Give an exact copy of every line, leaving images out.

──────── Dataset section ────────

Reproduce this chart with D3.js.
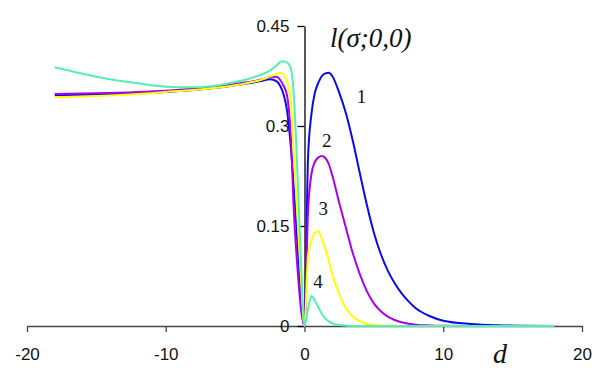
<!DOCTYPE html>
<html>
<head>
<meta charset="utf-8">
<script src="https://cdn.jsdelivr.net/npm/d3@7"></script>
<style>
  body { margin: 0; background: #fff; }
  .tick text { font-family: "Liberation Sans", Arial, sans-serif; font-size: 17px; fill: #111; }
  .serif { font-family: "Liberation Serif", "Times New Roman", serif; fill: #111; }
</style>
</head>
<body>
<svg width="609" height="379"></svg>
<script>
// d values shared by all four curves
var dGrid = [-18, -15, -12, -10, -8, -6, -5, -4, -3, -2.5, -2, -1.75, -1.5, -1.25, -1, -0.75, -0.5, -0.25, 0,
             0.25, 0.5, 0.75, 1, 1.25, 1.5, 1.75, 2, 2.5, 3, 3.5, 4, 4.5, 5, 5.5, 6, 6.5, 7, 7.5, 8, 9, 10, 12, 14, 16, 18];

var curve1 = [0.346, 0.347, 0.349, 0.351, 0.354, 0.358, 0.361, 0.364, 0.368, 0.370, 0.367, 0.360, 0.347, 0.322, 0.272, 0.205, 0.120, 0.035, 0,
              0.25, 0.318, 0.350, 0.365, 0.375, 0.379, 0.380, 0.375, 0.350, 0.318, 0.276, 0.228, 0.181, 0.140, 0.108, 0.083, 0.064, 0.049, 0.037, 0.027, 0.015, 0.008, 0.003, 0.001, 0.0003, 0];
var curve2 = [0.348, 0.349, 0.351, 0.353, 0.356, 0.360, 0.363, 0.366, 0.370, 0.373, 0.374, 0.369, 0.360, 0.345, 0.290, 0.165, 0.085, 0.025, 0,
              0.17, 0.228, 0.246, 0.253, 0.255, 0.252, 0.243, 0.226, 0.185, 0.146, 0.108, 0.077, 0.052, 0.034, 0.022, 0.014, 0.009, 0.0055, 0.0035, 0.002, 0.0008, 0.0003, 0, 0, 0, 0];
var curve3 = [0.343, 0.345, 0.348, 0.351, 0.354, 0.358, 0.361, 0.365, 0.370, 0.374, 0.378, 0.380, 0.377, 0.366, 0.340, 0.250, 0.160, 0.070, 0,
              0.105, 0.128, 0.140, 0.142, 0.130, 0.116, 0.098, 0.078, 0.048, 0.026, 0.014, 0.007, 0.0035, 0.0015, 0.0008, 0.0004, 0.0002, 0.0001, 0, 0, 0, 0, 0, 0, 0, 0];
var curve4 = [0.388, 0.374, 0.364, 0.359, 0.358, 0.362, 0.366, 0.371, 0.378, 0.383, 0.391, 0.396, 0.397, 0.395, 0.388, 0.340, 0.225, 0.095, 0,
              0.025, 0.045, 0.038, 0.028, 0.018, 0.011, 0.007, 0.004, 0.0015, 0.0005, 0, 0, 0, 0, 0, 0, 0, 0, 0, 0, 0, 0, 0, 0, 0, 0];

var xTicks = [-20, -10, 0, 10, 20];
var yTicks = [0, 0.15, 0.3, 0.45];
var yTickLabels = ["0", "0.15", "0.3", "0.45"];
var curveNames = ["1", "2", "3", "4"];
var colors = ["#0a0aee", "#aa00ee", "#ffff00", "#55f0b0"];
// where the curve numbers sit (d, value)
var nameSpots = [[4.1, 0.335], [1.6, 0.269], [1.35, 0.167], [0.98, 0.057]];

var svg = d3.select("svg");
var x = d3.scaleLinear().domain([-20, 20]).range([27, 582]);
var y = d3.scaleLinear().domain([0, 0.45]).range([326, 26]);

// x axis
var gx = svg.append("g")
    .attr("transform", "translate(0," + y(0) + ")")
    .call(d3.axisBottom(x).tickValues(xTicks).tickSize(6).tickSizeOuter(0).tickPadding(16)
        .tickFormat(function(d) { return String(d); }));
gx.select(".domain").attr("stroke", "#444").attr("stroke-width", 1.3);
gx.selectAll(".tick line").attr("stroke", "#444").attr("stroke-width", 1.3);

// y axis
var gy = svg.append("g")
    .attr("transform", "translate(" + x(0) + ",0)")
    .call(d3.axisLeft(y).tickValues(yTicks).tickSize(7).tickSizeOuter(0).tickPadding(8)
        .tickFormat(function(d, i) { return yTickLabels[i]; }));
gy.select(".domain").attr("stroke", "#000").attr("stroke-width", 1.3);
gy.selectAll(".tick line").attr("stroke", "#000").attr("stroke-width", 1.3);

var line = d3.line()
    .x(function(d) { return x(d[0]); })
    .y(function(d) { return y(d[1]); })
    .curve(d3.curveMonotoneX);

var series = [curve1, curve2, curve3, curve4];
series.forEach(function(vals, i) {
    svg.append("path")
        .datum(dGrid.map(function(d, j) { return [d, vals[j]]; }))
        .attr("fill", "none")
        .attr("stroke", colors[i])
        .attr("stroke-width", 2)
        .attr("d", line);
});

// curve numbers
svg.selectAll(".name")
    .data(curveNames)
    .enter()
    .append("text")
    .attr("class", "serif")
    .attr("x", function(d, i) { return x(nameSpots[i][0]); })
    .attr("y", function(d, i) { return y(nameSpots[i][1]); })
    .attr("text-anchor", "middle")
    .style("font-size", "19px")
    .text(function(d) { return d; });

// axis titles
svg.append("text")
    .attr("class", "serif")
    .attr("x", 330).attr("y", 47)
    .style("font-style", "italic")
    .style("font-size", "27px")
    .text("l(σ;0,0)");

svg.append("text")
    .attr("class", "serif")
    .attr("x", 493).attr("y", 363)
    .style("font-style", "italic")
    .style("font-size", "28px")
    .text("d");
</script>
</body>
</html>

────────

■ Correct response:
Reproduce this chart with D3.js.
<!DOCTYPE html>
<html>
<head>
<meta charset="utf-8">
<script src="https://cdn.jsdelivr.net/npm/d3@7"></script>
<style>
  body { margin: 0; background: #fff; }
  .tick text { font-family: "Liberation Sans", Arial, sans-serif; font-size: 17px; fill: #111; }
  .serif { font-family: "Liberation Serif", "Times New Roman", serif; fill: #111; }
</style>
</head>
<body>
<svg width="609" height="379"></svg>
<script>
// d values shared by all four curves
var dGrid = [-18, -15, -12, -10, -8, -6, -5, -4, -3, -2.5, -2, -1.75, -1.5, -1.25, -1, -0.75, -0.5, -0.25, 0,
             0.25, 0.5, 0.75, 1, 1.25, 1.5, 1.75, 2, 2.5, 3, 3.5, 4, 4.5, 5, 5.5, 6, 6.5, 7, 7.5, 8, 9, 10, 12, 14, 16, 18];

var curve1 = [0.346, 0.347, 0.349, 0.351, 0.354, 0.358, 0.361, 0.364, 0.368, 0.370, 0.367, 0.360, 0.347, 0.322, 0.272, 0.205, 0.120, 0.035, 0,
              0.25, 0.318, 0.350, 0.365, 0.375, 0.379, 0.380, 0.375, 0.350, 0.318, 0.276, 0.228, 0.181, 0.140, 0.108, 0.083, 0.064, 0.049, 0.037, 0.027, 0.015, 0.008, 0.003, 0.001, 0.0003, 0];
var curve2 = [0.348, 0.349, 0.351, 0.353, 0.356, 0.360, 0.363, 0.366, 0.370, 0.373, 0.374, 0.369, 0.360, 0.345, 0.290, 0.165, 0.085, 0.025, 0,
              0.17, 0.228, 0.246, 0.253, 0.255, 0.252, 0.243, 0.226, 0.185, 0.146, 0.108, 0.077, 0.052, 0.034, 0.022, 0.014, 0.009, 0.0055, 0.0035, 0.002, 0.0008, 0.0003, 0, 0, 0, 0];
var curve3 = [0.343, 0.345, 0.348, 0.351, 0.354, 0.358, 0.361, 0.365, 0.370, 0.374, 0.378, 0.380, 0.377, 0.366, 0.340, 0.250, 0.160, 0.070, 0,
              0.105, 0.128, 0.140, 0.142, 0.130, 0.116, 0.098, 0.078, 0.048, 0.026, 0.014, 0.007, 0.0035, 0.0015, 0.0008, 0.0004, 0.0002, 0.0001, 0, 0, 0, 0, 0, 0, 0, 0];
var curve4 = [0.388, 0.374, 0.364, 0.359, 0.358, 0.362, 0.366, 0.371, 0.378, 0.383, 0.391, 0.396, 0.397, 0.395, 0.388, 0.340, 0.225, 0.095, 0,
              0.025, 0.045, 0.038, 0.028, 0.018, 0.011, 0.007, 0.004, 0.0015, 0.0005, 0, 0, 0, 0, 0, 0, 0, 0, 0, 0, 0, 0, 0, 0, 0, 0];

var xTicks = [-20, -10, 0, 10, 20];
var yTicks = [0, 0.15, 0.3, 0.45];
var yTickLabels = ["0", "0.15", "0.3", "0.45"];
var curveNames = ["1", "2", "3", "4"];
var colors = ["#0a0aee", "#aa00ee", "#ffff00", "#55f0b0"];
// where the curve numbers sit (d, value)
var nameSpots = [[4.1, 0.335], [1.6, 0.269], [1.35, 0.167], [0.98, 0.057]];

var svg = d3.select("svg");
var x = d3.scaleLinear().domain([-20, 20]).range([27, 582]);
var y = d3.scaleLinear().domain([0, 0.45]).range([326, 26]);

// x axis
var gx = svg.append("g")
    .attr("transform", "translate(0," + y(0) + ")")
    .call(d3.axisBottom(x).tickValues(xTicks).tickSize(6).tickSizeOuter(0).tickPadding(16)
        .tickFormat(function(d) { return String(d); }));
gx.select(".domain").attr("stroke", "#444").attr("stroke-width", 1.3);
gx.selectAll(".tick line").attr("stroke", "#444").attr("stroke-width", 1.3);

// y axis
var gy = svg.append("g")
    .attr("transform", "translate(" + x(0) + ",0)")
    .call(d3.axisLeft(y).tickValues(yTicks).tickSize(7).tickSizeOuter(0).tickPadding(8)
        .tickFormat(function(d, i) { return yTickLabels[i]; }));
gy.select(".domain").attr("stroke", "#000").attr("stroke-width", 1.3);
gy.selectAll(".tick line").attr("stroke", "#000").attr("stroke-width", 1.3);

var line = d3.line()
    .x(function(d) { return x(d[0]); })
    .y(function(d) { return y(d[1]); })
    .curve(d3.curveMonotoneX);

var series = [curve1, curve2, curve3, curve4];
series.forEach(function(vals, i) {
    svg.append("path")
        .datum(dGrid.map(function(d, j) { return [d, vals[j]]; }))
        .attr("fill", "none")
        .attr("stroke", colors[i])
        .attr("stroke-width", 2)
        .attr("d", line);
});

// curve numbers
svg.selectAll(".name")
    .data(curveNames)
    .enter()
    .append("text")
    .attr("class", "serif")
    .attr("x", function(d, i) { return x(nameSpots[i][0]); })
    .attr("y", function(d, i) { return y(nameSpots[i][1]); })
    .attr("text-anchor", "middle")
    .style("font-size", "19px")
    .text(function(d) { return d; });

// axis titles
svg.append("text")
    .attr("class", "serif")
    .attr("x", 330).attr("y", 47)
    .style("font-style", "italic")
    .style("font-size", "27px")
    .text("l(σ;0,0)");

svg.append("text")
    .attr("class", "serif")
    .attr("x", 493).attr("y", 363)
    .style("font-style", "italic")
    .style("font-size", "28px")
    .text("d");
</script>
</body>
</html>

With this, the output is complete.